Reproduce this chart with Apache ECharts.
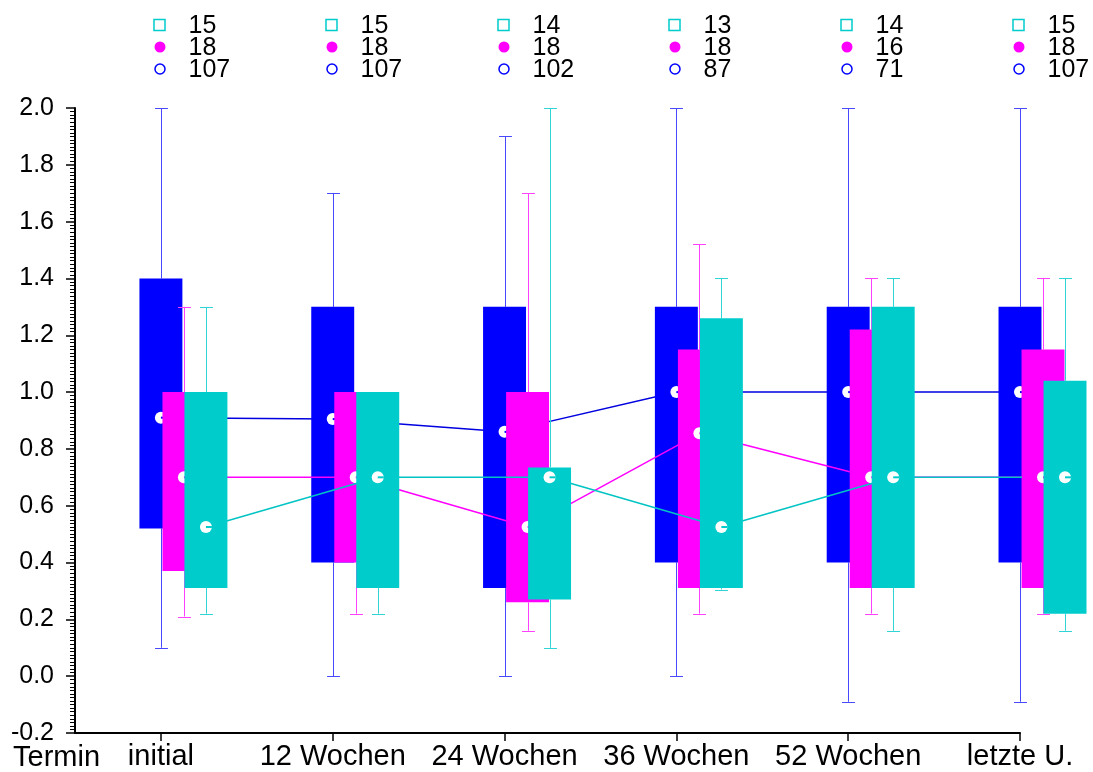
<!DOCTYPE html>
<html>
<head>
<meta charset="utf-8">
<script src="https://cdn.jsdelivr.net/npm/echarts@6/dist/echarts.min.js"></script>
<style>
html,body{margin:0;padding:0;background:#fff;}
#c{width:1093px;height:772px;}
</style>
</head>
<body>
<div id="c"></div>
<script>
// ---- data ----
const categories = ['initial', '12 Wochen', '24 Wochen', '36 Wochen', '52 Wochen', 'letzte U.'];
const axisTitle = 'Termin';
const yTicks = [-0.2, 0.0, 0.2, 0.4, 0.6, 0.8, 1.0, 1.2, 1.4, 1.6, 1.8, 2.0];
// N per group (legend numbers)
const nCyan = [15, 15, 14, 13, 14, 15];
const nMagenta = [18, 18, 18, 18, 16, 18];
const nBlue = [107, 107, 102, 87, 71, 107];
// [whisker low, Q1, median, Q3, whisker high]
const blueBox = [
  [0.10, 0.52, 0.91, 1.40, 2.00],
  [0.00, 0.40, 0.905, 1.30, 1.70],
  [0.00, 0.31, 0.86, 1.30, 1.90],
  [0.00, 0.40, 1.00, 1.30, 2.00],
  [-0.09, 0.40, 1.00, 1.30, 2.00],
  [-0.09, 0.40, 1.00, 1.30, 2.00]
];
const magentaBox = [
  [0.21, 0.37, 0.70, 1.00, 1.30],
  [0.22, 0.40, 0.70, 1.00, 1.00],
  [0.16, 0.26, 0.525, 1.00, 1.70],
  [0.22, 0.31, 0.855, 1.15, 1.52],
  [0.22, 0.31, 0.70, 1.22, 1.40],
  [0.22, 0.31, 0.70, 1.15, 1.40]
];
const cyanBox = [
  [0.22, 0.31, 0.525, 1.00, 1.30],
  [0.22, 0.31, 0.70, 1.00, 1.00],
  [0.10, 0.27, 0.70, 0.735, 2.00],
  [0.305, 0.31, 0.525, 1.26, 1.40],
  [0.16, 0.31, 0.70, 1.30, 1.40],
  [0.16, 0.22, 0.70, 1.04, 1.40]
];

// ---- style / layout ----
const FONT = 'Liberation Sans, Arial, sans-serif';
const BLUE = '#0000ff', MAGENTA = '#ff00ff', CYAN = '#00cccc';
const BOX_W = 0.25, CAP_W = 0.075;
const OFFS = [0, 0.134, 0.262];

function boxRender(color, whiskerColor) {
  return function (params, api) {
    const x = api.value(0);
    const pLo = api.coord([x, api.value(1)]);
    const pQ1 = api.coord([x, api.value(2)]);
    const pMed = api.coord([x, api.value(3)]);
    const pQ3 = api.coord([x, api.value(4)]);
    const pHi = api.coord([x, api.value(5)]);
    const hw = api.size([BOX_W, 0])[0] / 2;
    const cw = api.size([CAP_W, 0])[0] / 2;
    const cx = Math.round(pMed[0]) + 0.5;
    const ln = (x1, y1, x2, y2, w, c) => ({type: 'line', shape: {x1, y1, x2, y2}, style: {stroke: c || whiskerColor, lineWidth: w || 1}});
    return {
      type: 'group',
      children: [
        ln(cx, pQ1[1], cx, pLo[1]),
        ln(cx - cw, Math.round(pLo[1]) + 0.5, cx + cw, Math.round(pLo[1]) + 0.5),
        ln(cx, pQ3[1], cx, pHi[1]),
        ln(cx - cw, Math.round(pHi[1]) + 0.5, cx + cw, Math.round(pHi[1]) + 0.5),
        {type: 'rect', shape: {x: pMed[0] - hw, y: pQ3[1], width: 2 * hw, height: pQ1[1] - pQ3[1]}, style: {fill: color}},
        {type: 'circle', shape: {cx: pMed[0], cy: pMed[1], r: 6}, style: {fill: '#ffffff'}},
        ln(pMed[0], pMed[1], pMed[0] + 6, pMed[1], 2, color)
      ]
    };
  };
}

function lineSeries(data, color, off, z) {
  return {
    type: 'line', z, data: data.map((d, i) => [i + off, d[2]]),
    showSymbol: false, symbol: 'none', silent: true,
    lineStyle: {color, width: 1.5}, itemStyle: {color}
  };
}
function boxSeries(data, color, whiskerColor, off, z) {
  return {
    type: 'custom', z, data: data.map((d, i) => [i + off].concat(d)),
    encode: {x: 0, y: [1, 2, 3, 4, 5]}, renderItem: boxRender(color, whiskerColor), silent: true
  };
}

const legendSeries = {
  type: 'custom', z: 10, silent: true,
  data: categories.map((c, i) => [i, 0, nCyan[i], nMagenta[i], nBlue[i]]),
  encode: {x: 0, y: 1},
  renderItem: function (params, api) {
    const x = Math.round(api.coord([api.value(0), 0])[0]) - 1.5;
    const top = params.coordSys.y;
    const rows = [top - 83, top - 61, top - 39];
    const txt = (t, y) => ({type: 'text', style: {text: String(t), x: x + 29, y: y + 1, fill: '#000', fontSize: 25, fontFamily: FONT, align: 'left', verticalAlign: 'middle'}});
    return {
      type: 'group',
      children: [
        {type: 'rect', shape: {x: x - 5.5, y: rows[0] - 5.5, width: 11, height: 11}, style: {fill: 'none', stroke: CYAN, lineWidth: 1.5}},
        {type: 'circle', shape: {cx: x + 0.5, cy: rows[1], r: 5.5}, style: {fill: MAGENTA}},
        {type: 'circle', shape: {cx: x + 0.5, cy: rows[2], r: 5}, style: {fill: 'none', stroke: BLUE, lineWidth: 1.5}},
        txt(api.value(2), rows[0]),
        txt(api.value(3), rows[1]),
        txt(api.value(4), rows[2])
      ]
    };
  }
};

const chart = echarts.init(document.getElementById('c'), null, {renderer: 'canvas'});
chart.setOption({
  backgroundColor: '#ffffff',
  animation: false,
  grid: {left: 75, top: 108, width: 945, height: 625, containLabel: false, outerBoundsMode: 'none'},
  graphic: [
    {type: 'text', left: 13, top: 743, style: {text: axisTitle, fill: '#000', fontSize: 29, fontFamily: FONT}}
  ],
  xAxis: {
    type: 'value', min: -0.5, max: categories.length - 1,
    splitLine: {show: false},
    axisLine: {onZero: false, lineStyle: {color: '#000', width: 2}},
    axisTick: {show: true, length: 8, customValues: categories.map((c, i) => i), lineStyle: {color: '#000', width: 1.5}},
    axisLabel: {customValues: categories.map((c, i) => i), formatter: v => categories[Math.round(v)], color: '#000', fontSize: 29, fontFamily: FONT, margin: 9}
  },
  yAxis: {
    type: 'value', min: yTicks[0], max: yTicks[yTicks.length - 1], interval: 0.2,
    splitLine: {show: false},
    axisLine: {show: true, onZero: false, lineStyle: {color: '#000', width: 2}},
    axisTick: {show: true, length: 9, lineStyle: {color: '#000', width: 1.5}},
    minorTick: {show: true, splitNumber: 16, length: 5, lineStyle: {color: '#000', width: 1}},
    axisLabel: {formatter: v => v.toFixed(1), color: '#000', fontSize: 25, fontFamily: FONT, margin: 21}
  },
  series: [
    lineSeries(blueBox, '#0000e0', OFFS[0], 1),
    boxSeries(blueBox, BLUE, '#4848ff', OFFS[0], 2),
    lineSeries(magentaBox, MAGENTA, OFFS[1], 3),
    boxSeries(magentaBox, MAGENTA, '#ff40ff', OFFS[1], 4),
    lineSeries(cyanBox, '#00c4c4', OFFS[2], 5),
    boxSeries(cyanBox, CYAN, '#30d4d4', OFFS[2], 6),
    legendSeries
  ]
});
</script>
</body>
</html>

★ ★ ★ ★ ★ ★ ★

§ PROMPT:
Repeat the material above word for word, please, apart from its images.

§ EXERCISE SOLUTION:
Reproduce this chart with Apache ECharts.
<!DOCTYPE html>
<html>
<head>
<meta charset="utf-8">
<script src="https://cdn.jsdelivr.net/npm/echarts@6/dist/echarts.min.js"></script>
<style>
html,body{margin:0;padding:0;background:#fff;}
#c{width:1093px;height:772px;}
</style>
</head>
<body>
<div id="c"></div>
<script>
// ---- data ----
const categories = ['initial', '12 Wochen', '24 Wochen', '36 Wochen', '52 Wochen', 'letzte U.'];
const axisTitle = 'Termin';
const yTicks = [-0.2, 0.0, 0.2, 0.4, 0.6, 0.8, 1.0, 1.2, 1.4, 1.6, 1.8, 2.0];
// N per group (legend numbers)
const nCyan = [15, 15, 14, 13, 14, 15];
const nMagenta = [18, 18, 18, 18, 16, 18];
const nBlue = [107, 107, 102, 87, 71, 107];
// [whisker low, Q1, median, Q3, whisker high]
const blueBox = [
  [0.10, 0.52, 0.91, 1.40, 2.00],
  [0.00, 0.40, 0.905, 1.30, 1.70],
  [0.00, 0.31, 0.86, 1.30, 1.90],
  [0.00, 0.40, 1.00, 1.30, 2.00],
  [-0.09, 0.40, 1.00, 1.30, 2.00],
  [-0.09, 0.40, 1.00, 1.30, 2.00]
];
const magentaBox = [
  [0.21, 0.37, 0.70, 1.00, 1.30],
  [0.22, 0.40, 0.70, 1.00, 1.00],
  [0.16, 0.26, 0.525, 1.00, 1.70],
  [0.22, 0.31, 0.855, 1.15, 1.52],
  [0.22, 0.31, 0.70, 1.22, 1.40],
  [0.22, 0.31, 0.70, 1.15, 1.40]
];
const cyanBox = [
  [0.22, 0.31, 0.525, 1.00, 1.30],
  [0.22, 0.31, 0.70, 1.00, 1.00],
  [0.10, 0.27, 0.70, 0.735, 2.00],
  [0.305, 0.31, 0.525, 1.26, 1.40],
  [0.16, 0.31, 0.70, 1.30, 1.40],
  [0.16, 0.22, 0.70, 1.04, 1.40]
];

// ---- style / layout ----
const FONT = 'Liberation Sans, Arial, sans-serif';
const BLUE = '#0000ff', MAGENTA = '#ff00ff', CYAN = '#00cccc';
const BOX_W = 0.25, CAP_W = 0.075;
const OFFS = [0, 0.134, 0.262];

function boxRender(color, whiskerColor) {
  return function (params, api) {
    const x = api.value(0);
    const pLo = api.coord([x, api.value(1)]);
    const pQ1 = api.coord([x, api.value(2)]);
    const pMed = api.coord([x, api.value(3)]);
    const pQ3 = api.coord([x, api.value(4)]);
    const pHi = api.coord([x, api.value(5)]);
    const hw = api.size([BOX_W, 0])[0] / 2;
    const cw = api.size([CAP_W, 0])[0] / 2;
    const cx = Math.round(pMed[0]) + 0.5;
    const ln = (x1, y1, x2, y2, w, c) => ({type: 'line', shape: {x1, y1, x2, y2}, style: {stroke: c || whiskerColor, lineWidth: w || 1}});
    return {
      type: 'group',
      children: [
        ln(cx, pQ1[1], cx, pLo[1]),
        ln(cx - cw, Math.round(pLo[1]) + 0.5, cx + cw, Math.round(pLo[1]) + 0.5),
        ln(cx, pQ3[1], cx, pHi[1]),
        ln(cx - cw, Math.round(pHi[1]) + 0.5, cx + cw, Math.round(pHi[1]) + 0.5),
        {type: 'rect', shape: {x: pMed[0] - hw, y: pQ3[1], width: 2 * hw, height: pQ1[1] - pQ3[1]}, style: {fill: color}},
        {type: 'circle', shape: {cx: pMed[0], cy: pMed[1], r: 6}, style: {fill: '#ffffff'}},
        ln(pMed[0], pMed[1], pMed[0] + 6, pMed[1], 2, color)
      ]
    };
  };
}

function lineSeries(data, color, off, z) {
  return {
    type: 'line', z, data: data.map((d, i) => [i + off, d[2]]),
    showSymbol: false, symbol: 'none', silent: true,
    lineStyle: {color, width: 1.5}, itemStyle: {color}
  };
}
function boxSeries(data, color, whiskerColor, off, z) {
  return {
    type: 'custom', z, data: data.map((d, i) => [i + off].concat(d)),
    encode: {x: 0, y: [1, 2, 3, 4, 5]}, renderItem: boxRender(color, whiskerColor), silent: true
  };
}

const legendSeries = {
  type: 'custom', z: 10, silent: true,
  data: categories.map((c, i) => [i, 0, nCyan[i], nMagenta[i], nBlue[i]]),
  encode: {x: 0, y: 1},
  renderItem: function (params, api) {
    const x = Math.round(api.coord([api.value(0), 0])[0]) - 1.5;
    const top = params.coordSys.y;
    const rows = [top - 83, top - 61, top - 39];
    const txt = (t, y) => ({type: 'text', style: {text: String(t), x: x + 29, y: y + 1, fill: '#000', fontSize: 25, fontFamily: FONT, align: 'left', verticalAlign: 'middle'}});
    return {
      type: 'group',
      children: [
        {type: 'rect', shape: {x: x - 5.5, y: rows[0] - 5.5, width: 11, height: 11}, style: {fill: 'none', stroke: CYAN, lineWidth: 1.5}},
        {type: 'circle', shape: {cx: x + 0.5, cy: rows[1], r: 5.5}, style: {fill: MAGENTA}},
        {type: 'circle', shape: {cx: x + 0.5, cy: rows[2], r: 5}, style: {fill: 'none', stroke: BLUE, lineWidth: 1.5}},
        txt(api.value(2), rows[0]),
        txt(api.value(3), rows[1]),
        txt(api.value(4), rows[2])
      ]
    };
  }
};

const chart = echarts.init(document.getElementById('c'), null, {renderer: 'canvas'});
chart.setOption({
  backgroundColor: '#ffffff',
  animation: false,
  grid: {left: 75, top: 108, width: 945, height: 625, containLabel: false, outerBoundsMode: 'none'},
  graphic: [
    {type: 'text', left: 13, top: 743, style: {text: axisTitle, fill: '#000', fontSize: 29, fontFamily: FONT}}
  ],
  xAxis: {
    type: 'value', min: -0.5, max: categories.length - 1,
    splitLine: {show: false},
    axisLine: {onZero: false, lineStyle: {color: '#000', width: 2}},
    axisTick: {show: true, length: 8, customValues: categories.map((c, i) => i), lineStyle: {color: '#000', width: 1.5}},
    axisLabel: {customValues: categories.map((c, i) => i), formatter: v => categories[Math.round(v)], color: '#000', fontSize: 29, fontFamily: FONT, margin: 9}
  },
  yAxis: {
    type: 'value', min: yTicks[0], max: yTicks[yTicks.length - 1], interval: 0.2,
    splitLine: {show: false},
    axisLine: {show: true, onZero: false, lineStyle: {color: '#000', width: 2}},
    axisTick: {show: true, length: 9, lineStyle: {color: '#000', width: 1.5}},
    minorTick: {show: true, splitNumber: 16, length: 5, lineStyle: {color: '#000', width: 1}},
    axisLabel: {formatter: v => v.toFixed(1), color: '#000', fontSize: 25, fontFamily: FONT, margin: 21}
  },
  series: [
    lineSeries(blueBox, '#0000e0', OFFS[0], 1),
    boxSeries(blueBox, BLUE, '#4848ff', OFFS[0], 2),
    lineSeries(magentaBox, MAGENTA, OFFS[1], 3),
    boxSeries(magentaBox, MAGENTA, '#ff40ff', OFFS[1], 4),
    lineSeries(cyanBox, '#00c4c4', OFFS[2], 5),
    boxSeries(cyanBox, CYAN, '#30d4d4', OFFS[2], 6),
    legendSeries
  ]
});
</script>
</body>
</html>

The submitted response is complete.